BEGIN RECORDS SHOWN

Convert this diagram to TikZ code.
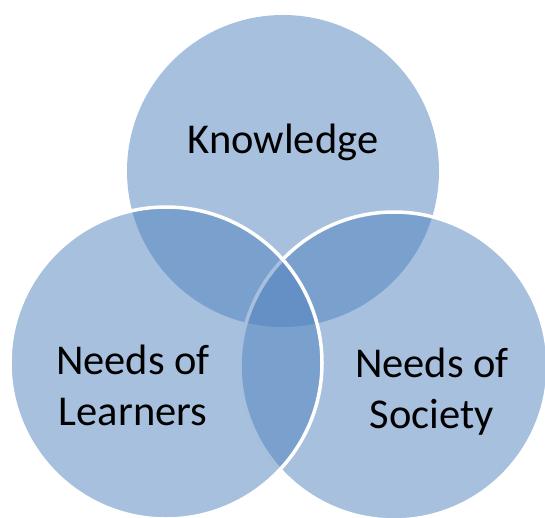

END RECORDS SHOWN
BEGIN RECORDS SHOWN

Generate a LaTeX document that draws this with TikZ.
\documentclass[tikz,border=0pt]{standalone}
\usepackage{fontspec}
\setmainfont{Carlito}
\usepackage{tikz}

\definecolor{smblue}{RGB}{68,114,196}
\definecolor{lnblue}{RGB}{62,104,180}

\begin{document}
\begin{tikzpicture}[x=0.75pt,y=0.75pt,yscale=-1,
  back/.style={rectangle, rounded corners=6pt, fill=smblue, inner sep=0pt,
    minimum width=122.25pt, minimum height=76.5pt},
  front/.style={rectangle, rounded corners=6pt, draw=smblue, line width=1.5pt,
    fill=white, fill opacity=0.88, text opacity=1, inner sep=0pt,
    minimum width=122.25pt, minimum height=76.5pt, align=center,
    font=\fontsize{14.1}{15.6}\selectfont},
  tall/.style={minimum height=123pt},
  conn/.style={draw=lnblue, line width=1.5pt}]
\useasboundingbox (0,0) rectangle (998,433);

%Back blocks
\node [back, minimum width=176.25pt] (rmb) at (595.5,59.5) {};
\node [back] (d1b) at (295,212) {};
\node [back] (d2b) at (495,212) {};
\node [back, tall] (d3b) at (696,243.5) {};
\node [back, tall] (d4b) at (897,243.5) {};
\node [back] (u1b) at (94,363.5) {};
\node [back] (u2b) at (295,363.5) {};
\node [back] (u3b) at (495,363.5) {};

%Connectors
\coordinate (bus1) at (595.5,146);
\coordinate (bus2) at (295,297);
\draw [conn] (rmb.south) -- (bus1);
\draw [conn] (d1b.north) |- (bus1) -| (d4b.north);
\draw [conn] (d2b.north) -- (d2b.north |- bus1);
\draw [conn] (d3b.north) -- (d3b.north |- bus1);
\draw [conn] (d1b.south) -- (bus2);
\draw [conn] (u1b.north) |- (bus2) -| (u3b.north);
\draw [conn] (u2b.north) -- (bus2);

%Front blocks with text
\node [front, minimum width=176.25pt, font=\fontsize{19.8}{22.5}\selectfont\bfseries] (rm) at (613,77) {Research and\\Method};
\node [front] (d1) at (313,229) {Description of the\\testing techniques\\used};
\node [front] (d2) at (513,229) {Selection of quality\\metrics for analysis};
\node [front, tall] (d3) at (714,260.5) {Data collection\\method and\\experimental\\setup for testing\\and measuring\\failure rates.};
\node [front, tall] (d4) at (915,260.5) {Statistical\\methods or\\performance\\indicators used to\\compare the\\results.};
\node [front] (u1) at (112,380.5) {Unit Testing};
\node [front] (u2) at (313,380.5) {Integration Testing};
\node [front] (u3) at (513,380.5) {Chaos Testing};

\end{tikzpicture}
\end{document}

END RECORDS SHOWN
BEGIN RECORDS SHOWN

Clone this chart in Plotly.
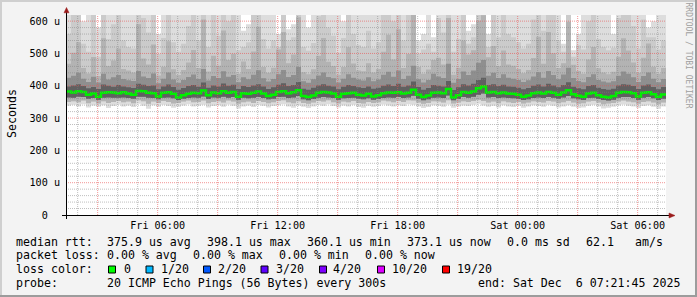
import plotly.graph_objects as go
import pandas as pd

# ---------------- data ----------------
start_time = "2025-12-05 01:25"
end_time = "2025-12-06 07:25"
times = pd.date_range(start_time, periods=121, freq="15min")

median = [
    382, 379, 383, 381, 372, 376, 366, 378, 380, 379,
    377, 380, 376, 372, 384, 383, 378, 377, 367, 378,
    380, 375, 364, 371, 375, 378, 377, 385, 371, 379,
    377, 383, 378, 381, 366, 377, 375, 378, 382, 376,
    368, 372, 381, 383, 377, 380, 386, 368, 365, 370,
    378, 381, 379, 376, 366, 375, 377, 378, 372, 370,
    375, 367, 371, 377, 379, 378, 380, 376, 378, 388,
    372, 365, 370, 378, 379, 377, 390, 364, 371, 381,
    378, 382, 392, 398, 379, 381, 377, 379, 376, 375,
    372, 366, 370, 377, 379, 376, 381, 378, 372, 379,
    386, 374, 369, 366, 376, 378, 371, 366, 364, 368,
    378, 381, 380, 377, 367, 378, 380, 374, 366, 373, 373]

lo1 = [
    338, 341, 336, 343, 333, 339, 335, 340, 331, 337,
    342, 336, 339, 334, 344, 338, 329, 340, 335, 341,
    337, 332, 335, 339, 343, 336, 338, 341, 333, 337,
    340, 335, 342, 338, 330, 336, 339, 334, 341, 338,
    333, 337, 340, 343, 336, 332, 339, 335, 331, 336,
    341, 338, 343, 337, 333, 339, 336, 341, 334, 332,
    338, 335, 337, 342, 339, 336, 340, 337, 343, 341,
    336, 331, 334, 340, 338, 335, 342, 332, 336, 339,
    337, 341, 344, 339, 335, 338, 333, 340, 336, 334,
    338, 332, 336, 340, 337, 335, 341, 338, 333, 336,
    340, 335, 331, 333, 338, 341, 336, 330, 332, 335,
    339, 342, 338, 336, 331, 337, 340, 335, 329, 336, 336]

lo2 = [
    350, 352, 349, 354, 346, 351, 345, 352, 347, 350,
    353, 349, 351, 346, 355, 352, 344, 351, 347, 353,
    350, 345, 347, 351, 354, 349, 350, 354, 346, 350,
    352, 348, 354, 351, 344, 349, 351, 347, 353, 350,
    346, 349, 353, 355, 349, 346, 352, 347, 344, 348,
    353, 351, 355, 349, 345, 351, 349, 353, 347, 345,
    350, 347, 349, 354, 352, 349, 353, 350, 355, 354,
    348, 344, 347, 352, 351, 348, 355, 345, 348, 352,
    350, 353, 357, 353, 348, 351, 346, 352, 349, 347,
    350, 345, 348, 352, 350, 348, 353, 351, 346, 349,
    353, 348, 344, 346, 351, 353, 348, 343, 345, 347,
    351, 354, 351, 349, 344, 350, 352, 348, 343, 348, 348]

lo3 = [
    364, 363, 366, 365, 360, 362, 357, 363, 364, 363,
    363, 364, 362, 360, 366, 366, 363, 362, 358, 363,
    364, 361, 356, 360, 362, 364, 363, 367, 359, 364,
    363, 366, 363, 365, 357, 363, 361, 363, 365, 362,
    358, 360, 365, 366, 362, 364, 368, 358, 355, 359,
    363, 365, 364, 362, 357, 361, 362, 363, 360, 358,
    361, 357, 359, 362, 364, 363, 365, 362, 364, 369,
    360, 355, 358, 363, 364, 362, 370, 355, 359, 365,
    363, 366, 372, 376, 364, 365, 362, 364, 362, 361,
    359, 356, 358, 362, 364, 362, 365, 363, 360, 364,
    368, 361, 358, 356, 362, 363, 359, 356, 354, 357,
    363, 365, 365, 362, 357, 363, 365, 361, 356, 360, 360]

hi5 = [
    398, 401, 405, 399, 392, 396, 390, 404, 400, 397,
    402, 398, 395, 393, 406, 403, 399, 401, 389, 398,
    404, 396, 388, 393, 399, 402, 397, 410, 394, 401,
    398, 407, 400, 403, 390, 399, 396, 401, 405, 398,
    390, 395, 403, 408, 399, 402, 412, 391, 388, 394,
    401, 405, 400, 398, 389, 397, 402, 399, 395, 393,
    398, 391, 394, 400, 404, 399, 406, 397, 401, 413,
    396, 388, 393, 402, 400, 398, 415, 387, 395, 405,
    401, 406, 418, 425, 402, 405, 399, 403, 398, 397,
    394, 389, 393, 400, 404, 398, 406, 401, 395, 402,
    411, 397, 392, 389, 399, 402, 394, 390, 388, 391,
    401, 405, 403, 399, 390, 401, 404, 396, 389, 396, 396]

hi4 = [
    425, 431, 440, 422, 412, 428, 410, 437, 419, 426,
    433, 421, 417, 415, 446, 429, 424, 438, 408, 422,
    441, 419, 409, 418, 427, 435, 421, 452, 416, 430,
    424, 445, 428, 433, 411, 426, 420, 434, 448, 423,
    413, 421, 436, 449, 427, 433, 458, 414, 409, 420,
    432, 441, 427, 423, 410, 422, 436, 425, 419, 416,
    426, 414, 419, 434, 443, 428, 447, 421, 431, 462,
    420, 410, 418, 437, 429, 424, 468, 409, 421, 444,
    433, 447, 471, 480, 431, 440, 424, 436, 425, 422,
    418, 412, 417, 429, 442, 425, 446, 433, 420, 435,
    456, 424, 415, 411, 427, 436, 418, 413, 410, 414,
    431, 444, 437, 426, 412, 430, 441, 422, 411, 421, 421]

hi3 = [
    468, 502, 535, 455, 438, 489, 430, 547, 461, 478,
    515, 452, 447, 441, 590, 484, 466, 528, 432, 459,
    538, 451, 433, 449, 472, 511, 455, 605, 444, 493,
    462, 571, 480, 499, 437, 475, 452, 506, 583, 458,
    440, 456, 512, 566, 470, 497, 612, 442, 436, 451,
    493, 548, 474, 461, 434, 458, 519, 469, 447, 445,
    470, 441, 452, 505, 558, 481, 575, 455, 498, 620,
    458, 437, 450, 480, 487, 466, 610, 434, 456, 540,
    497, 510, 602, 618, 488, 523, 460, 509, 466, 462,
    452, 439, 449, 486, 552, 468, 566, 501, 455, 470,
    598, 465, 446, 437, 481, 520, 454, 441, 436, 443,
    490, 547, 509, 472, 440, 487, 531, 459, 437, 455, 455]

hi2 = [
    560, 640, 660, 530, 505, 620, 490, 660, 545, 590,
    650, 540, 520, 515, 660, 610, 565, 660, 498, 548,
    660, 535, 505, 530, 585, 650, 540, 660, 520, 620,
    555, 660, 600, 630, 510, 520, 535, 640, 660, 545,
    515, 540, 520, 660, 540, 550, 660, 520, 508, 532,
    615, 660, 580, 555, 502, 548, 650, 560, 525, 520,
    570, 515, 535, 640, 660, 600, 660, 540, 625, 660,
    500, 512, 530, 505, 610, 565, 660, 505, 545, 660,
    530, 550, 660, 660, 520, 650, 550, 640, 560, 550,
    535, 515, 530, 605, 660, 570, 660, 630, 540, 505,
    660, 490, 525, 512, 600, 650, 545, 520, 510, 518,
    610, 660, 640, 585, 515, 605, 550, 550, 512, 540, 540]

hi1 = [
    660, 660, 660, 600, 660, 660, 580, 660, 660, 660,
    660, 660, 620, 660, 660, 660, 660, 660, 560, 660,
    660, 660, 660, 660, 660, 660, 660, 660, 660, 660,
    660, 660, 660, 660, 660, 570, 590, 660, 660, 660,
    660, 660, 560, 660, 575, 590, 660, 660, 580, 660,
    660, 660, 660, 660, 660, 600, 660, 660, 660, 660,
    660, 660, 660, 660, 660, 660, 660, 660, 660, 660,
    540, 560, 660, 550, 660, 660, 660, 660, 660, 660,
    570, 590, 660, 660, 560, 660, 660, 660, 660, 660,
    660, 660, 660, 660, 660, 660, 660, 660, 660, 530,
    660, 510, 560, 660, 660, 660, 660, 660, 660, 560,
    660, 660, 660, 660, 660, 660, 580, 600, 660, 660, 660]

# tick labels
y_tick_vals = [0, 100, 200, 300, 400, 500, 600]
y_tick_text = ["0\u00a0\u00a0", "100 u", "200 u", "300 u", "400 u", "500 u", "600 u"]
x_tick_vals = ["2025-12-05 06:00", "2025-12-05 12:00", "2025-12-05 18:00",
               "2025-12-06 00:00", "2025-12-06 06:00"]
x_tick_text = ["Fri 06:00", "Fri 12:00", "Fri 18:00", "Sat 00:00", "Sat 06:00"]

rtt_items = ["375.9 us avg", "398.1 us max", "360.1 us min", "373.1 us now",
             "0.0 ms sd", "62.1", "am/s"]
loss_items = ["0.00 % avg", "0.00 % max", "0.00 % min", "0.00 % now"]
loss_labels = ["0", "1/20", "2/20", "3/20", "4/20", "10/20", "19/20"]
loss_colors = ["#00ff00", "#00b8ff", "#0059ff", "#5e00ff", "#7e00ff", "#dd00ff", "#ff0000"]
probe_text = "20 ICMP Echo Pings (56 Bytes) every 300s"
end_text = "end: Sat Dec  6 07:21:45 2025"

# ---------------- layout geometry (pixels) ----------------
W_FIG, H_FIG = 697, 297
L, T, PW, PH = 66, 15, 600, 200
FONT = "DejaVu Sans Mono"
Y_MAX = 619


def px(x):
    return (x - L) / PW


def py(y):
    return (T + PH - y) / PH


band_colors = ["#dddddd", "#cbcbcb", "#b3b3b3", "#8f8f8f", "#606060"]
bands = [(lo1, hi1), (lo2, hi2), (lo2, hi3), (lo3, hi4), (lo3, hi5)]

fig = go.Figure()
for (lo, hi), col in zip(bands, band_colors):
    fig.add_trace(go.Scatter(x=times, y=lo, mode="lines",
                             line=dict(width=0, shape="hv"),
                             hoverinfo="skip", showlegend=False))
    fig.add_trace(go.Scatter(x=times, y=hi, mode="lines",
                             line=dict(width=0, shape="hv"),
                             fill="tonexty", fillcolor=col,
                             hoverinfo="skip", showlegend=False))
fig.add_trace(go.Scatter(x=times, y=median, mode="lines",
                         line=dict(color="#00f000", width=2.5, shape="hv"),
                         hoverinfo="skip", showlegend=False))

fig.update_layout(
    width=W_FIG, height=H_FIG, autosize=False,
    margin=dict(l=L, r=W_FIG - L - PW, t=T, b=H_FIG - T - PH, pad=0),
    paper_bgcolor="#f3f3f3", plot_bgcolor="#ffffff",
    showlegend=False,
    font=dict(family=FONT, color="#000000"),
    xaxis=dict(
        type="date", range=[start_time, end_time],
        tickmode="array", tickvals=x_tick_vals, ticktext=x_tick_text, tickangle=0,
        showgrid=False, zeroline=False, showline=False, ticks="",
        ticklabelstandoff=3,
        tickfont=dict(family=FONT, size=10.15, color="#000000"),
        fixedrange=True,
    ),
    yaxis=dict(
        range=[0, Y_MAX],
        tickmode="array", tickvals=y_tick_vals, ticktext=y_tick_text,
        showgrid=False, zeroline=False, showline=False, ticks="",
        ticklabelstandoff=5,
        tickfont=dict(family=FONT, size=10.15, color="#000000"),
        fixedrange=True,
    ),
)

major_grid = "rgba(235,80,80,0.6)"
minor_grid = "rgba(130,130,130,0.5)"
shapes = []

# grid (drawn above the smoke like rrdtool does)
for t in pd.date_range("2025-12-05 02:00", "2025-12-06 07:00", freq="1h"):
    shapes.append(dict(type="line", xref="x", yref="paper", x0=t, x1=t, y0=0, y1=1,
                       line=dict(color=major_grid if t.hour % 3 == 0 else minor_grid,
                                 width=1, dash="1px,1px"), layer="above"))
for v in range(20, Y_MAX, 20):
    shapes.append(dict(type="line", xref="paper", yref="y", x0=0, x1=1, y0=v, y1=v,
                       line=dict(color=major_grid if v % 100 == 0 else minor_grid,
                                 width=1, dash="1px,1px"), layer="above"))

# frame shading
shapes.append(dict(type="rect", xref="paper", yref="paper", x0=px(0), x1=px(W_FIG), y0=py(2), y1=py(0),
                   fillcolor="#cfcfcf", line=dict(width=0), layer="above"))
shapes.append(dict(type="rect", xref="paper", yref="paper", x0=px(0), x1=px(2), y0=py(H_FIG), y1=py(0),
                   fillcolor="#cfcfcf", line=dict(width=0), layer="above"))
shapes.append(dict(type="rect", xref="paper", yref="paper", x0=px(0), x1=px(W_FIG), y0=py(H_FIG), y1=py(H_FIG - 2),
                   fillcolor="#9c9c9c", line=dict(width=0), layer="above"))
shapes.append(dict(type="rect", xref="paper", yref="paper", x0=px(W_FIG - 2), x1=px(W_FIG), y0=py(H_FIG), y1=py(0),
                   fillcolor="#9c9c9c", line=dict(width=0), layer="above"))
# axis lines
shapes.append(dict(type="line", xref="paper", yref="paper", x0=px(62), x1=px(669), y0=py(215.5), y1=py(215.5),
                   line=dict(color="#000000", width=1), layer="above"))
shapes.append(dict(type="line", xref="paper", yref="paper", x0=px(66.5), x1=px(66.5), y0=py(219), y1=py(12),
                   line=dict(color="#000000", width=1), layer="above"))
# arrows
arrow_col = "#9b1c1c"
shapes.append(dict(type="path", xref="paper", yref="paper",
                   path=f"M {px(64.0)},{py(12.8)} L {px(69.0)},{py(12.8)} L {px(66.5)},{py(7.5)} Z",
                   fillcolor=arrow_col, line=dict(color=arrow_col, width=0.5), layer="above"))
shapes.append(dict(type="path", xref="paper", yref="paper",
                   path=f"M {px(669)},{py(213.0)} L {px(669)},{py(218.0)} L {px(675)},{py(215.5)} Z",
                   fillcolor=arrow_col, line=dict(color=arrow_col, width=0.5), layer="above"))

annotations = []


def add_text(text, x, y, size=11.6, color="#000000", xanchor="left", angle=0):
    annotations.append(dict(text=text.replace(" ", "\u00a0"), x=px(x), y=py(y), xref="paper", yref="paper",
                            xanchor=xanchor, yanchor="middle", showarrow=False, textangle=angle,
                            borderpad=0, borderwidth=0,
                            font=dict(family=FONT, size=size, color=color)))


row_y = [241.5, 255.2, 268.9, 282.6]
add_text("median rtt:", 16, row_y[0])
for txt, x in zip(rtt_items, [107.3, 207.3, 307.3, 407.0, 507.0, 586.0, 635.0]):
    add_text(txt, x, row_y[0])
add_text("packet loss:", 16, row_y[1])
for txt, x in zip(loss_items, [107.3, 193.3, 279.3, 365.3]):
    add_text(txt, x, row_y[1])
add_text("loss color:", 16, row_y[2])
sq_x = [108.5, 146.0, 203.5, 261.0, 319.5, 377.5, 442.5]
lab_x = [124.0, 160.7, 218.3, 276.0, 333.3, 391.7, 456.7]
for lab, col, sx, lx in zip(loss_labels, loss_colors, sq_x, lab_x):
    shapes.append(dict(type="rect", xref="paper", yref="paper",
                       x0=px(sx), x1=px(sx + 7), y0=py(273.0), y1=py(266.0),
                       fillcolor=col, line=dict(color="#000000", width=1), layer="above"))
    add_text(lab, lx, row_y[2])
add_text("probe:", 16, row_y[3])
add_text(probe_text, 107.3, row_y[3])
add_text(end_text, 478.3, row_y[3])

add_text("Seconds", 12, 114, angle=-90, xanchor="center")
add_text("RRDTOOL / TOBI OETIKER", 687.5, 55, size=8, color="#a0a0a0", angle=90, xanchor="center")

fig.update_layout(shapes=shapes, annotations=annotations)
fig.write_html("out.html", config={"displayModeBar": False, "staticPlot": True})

END RECORDS SHOWN

Scan the listing above for the word "this" and copy every line that holds it.

WRITTEN ANSWER:
Convert this diagram to TikZ code.
Generate a LaTeX document that draws this with TikZ.
Clone this chart in Plotly.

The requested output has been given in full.